§ **INFORMATION PROVIDED**:
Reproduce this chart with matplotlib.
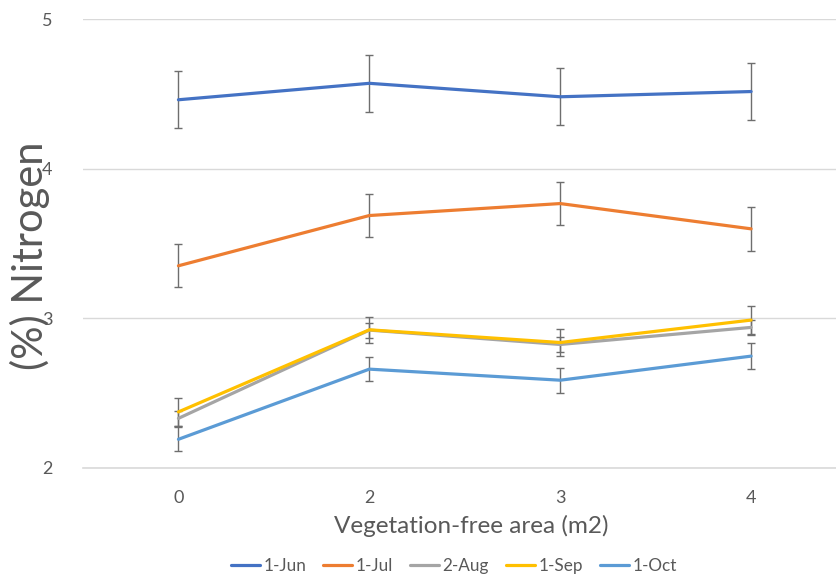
import matplotlib.pyplot as plt

# =========================
# Data
# =========================

areas = ["0", "2", "3", "4"]
dates = ["1-Jun", "1-Jul", "2-Aug", "1-Sep", "1-Oct"]

jun = [4.46, 4.57, 4.48, 4.515]
jul = [3.35, 3.686, 3.766, 3.597]
aug = [2.33, 2.92, 2.824, 2.938]
sep = [2.373, 2.922, 2.837, 2.987]
oct_ = [2.19, 2.659, 2.585, 2.746]

jun_err = [0.19, 0.19, 0.19, 0.19]
jul_err = [0.145, 0.146, 0.144, 0.145]
aug_err = [0.05, 0.05, 0.05, 0.05]
sep_err = [0.092, 0.088, 0.092, 0.092]
oct_err = [0.08, 0.082, 0.083, 0.085]

series = [jun, jul, aug, sep, oct_]
errors = [jun_err, jul_err, aug_err, sep_err, oct_err]
colors = ["#4472C4", "#ED7D31", "#A5A5A5", "#FFC000", "#5B9BD5"]

text_color = "#595959"
grid_color = "#D9D9D9"

plt.rcParams["font.family"] = ["Lato", "DejaVu Sans"]

# =========================
# Plot
# =========================

fig = plt.figure(figsize=(8.37, 5.78), dpi=100)
ax = fig.add_axes([83 / 837, 110.3 / 578, 1 - 83 / 837, (467.7 - 19) / 578])

x = range(len(areas))

for vals, errs, color, label in zip(series, errors, colors, dates):
    ax.errorbar(x, vals, yerr=errs, fmt="none", ecolor="#6E6E6E",
                elinewidth=1.0, capsize=3, capthick=1.0, zorder=2)
    ax.plot(x, vals, color=color, linewidth=2.3, label=label, zorder=3,
            solid_capstyle="round")

ax.set_xlim(-0.5, 3.45)
ax.set_ylim(2, 5)
ax.set_yticks([2, 3, 4, 5])
ax.set_xticks(list(x))
ax.set_xticklabels(areas)

ax.grid(axis="y", color=grid_color, linewidth=1.0, zorder=0)
for side in ["top", "right", "left"]:
    ax.spines[side].set_visible(False)
ax.spines["bottom"].set_color(grid_color)
ax.spines["bottom"].set_linewidth(1.2)

ax.tick_params(axis="both", length=0, labelsize=13, labelcolor=text_color)
ax.tick_params(axis="y", pad=22)
ax.tick_params(axis="x", pad=16)

# axis titles placed by hand, the y one overlaps the tick labels like the original
fig.text(471 / 837, 1 - 526 / 578, "Vegetation-free area (m2)",
         ha="center", va="center", fontsize=17.5, color=text_color)
fig.text(30 / 837, 1 - 256 / 578, "(%) Nitrogen", rotation=90,
         ha="center", va="center", fontsize=30, color=text_color)

fig.legend(loc="center", bbox_to_anchor=(454 / 837, 1 - 566 / 578),
           ncol=5, frameon=False, fontsize=12.3, handlelength=1.7,
           handletextpad=0.2, columnspacing=1.0, labelcolor=text_color)

fig.savefig("out.png", dpi=100)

§ **DIRECTIVE**:
Repeat the data exactly, dropping every picture it holds.

§ **ANSWER TO THIS PROBLEM**:
Reproduce this chart with matplotlib.
import matplotlib.pyplot as plt

# =========================
# Data
# =========================

areas = ["0", "2", "3", "4"]
dates = ["1-Jun", "1-Jul", "2-Aug", "1-Sep", "1-Oct"]

jun = [4.46, 4.57, 4.48, 4.515]
jul = [3.35, 3.686, 3.766, 3.597]
aug = [2.33, 2.92, 2.824, 2.938]
sep = [2.373, 2.922, 2.837, 2.987]
oct_ = [2.19, 2.659, 2.585, 2.746]

jun_err = [0.19, 0.19, 0.19, 0.19]
jul_err = [0.145, 0.146, 0.144, 0.145]
aug_err = [0.05, 0.05, 0.05, 0.05]
sep_err = [0.092, 0.088, 0.092, 0.092]
oct_err = [0.08, 0.082, 0.083, 0.085]

series = [jun, jul, aug, sep, oct_]
errors = [jun_err, jul_err, aug_err, sep_err, oct_err]
colors = ["#4472C4", "#ED7D31", "#A5A5A5", "#FFC000", "#5B9BD5"]

text_color = "#595959"
grid_color = "#D9D9D9"

plt.rcParams["font.family"] = ["Lato", "DejaVu Sans"]

# =========================
# Plot
# =========================

fig = plt.figure(figsize=(8.37, 5.78), dpi=100)
ax = fig.add_axes([83 / 837, 110.3 / 578, 1 - 83 / 837, (467.7 - 19) / 578])

x = range(len(areas))

for vals, errs, color, label in zip(series, errors, colors, dates):
    ax.errorbar(x, vals, yerr=errs, fmt="none", ecolor="#6E6E6E",
                elinewidth=1.0, capsize=3, capthick=1.0, zorder=2)
    ax.plot(x, vals, color=color, linewidth=2.3, label=label, zorder=3,
            solid_capstyle="round")

ax.set_xlim(-0.5, 3.45)
ax.set_ylim(2, 5)
ax.set_yticks([2, 3, 4, 5])
ax.set_xticks(list(x))
ax.set_xticklabels(areas)

ax.grid(axis="y", color=grid_color, linewidth=1.0, zorder=0)
for side in ["top", "right", "left"]:
    ax.spines[side].set_visible(False)
ax.spines["bottom"].set_color(grid_color)
ax.spines["bottom"].set_linewidth(1.2)

ax.tick_params(axis="both", length=0, labelsize=13, labelcolor=text_color)
ax.tick_params(axis="y", pad=22)
ax.tick_params(axis="x", pad=16)

# axis titles placed by hand, the y one overlaps the tick labels like the original
fig.text(471 / 837, 1 - 526 / 578, "Vegetation-free area (m2)",
         ha="center", va="center", fontsize=17.5, color=text_color)
fig.text(30 / 837, 1 - 256 / 578, "(%) Nitrogen", rotation=90,
         ha="center", va="center", fontsize=30, color=text_color)

fig.legend(loc="center", bbox_to_anchor=(454 / 837, 1 - 566 / 578),
           ncol=5, frameon=False, fontsize=12.3, handlelength=1.7,
           handletextpad=0.2, columnspacing=1.0, labelcolor=text_color)

fig.savefig("out.png", dpi=100)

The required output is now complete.